Lukacs was surely right – though the remark puzzles Brown – when he said that Scott’s objectivity was not impaired but heightened by his conservatism. He remained the best critic of his own side. Poor derided Ivanhoe is in its way a splendid deconstruction of the mystique of chivalry, and in 1820, when the monarchs of the Holy Alliance were stretching their claims of sanctity and legitimacy too far for British taste, it was bang up to the minute. The medieval world of Ivanhoe is as unorganic, as riven by class, sect and interest-groups, as all Scott’s societies. His representative knight, the Templar, easily reconciles his oaths to his Order with his desire to rape Rebecca. It is a vision of feudalism which consorts interestingly with Coleridge’s wish in 1817 to see again a healthy, loyal English tenantry, ‘ready to march off at the first call of their country with a Son of the House at their head’.

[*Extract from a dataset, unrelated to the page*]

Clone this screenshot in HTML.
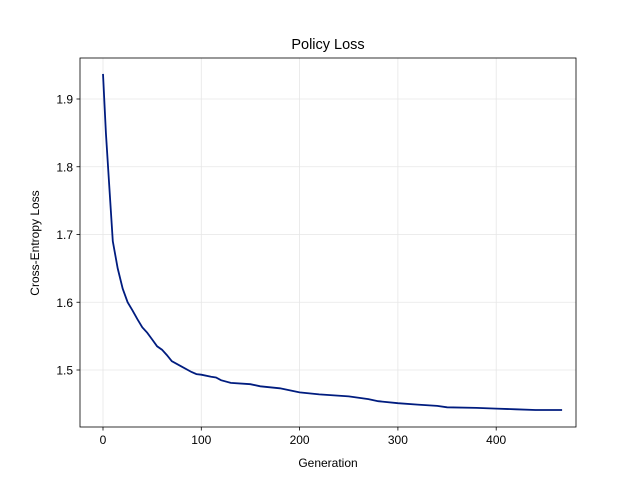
<!DOCTYPE html>
<html><head><meta charset="utf-8"><style>
body{margin:0;background:#fff;}
svg{display:block;font-family:"Liberation Sans","DejaVu Sans",sans-serif;}
</style></head><body>
<svg id="chart" width="640" height="480">
<rect width="640" height="480" fill="#fff"/>
<g id="grid"></g>
<g id="ticks"></g>
<path id="line" fill="none" stroke="#001c7f" stroke-width="1.8"/>
<rect x="80" y="58" width="496" height="369" fill="none" stroke="#000" stroke-width="0.8"/>
<text x="328" y="49" text-anchor="middle" font-size="14.5">Policy Loss</text>
<text x="328" y="467" text-anchor="middle" font-size="12">Generation</text>
<text transform="translate(39,243) rotate(-90)" text-anchor="middle" font-size="12">Cross-Entropy Loss</text>
</svg>
<script>
const generations=[0,3,6,10,15,20,25,30,35,40,45,50,55,60,65,70,80,90,95,100,110,115,120,130,150,160,180,200,220,250,270,280,300,320,340,350,380,400,420,440,467];
const losses=[1.937,1.85,1.78,1.69,1.65,1.62,1.60,1.588,1.575,1.563,1.555,1.545,1.535,1.530,1.522,1.513,1.505,1.497,1.494,1.493,1.490,1.489,1.485,1.481,1.479,1.476,1.473,1.467,1.464,1.461,1.457,1.454,1.451,1.449,1.447,1.445,1.444,1.443,1.442,1.441,1.441];
const xTicks=[0,100,200,300,400];
const yTicks=[1.5,1.6,1.7,1.8,1.9];
const NS="http://www.w3.org/2000/svg";
const X=v=>103+v*0.983;
const Y=v=>370-(v-1.5)*677.5;
const grid=document.getElementById('grid'),ticks=document.getElementById('ticks');
function mk(tag,attrs,parent){const e=document.createElementNS(NS,tag);for(const k in attrs)e.setAttribute(k,attrs[k]);parent.appendChild(e);return e;}
xTicks.forEach(t=>{
 const gl=mk('line',{x1:X(t),x2:X(t),y1:58,y2:427,stroke:'#e6e6e6','stroke-width':0.8},grid);
 
 
 mk('line',{x1:X(t),x2:X(t),y1:427,y2:430.5,stroke:'#000','stroke-width':0.8},ticks);
 const tx=mk('text',{x:X(t),y:444,'text-anchor':'middle','font-size':12},ticks);
 tx.textContent=t;
 
 
});
yTicks.forEach(t=>{
 const gl=mk('line',{x1:80,x2:576,y1:Y(t),y2:Y(t),stroke:'#e6e6e6','stroke-width':0.8},grid);
 
 
 mk('line',{x1:76.5,x2:80,y1:Y(t),y2:Y(t),stroke:'#000','stroke-width':0.8},ticks);
 const tx=mk('text',{x:73,y:Y(t)+4.5,'text-anchor':'end','font-size':12},ticks);
 tx.textContent=t.toFixed(1);
 
 
});
document.getElementById('line').setAttribute('d',generations.map((g,i)=>(i?'L':'M')+X(g).toFixed(1)+' '+Y(losses[i]).toFixed(1)).join(' '));
</script>
</body></html>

Coleridge, Southey and Cobbett were all in due course to romanticise the monasteries, as key institutions of society in a less competitive, more interdependent phase. Scott’s monastery in The Abbot is invaded by a ribald mob headed by the Abbot of Misrule. The Church is as vulnerable to violence and anarchy as any other institution. Pitiably so, Scott evidently feels of this occasion, when the Scottish monasteries were on the point of collapse: yet he also observes that the Catholic Church’s provision for misrule was an instance of its practical political wisdom. It is an unusual comment on the medieval and, when all due comparisons are made, not a bit silly.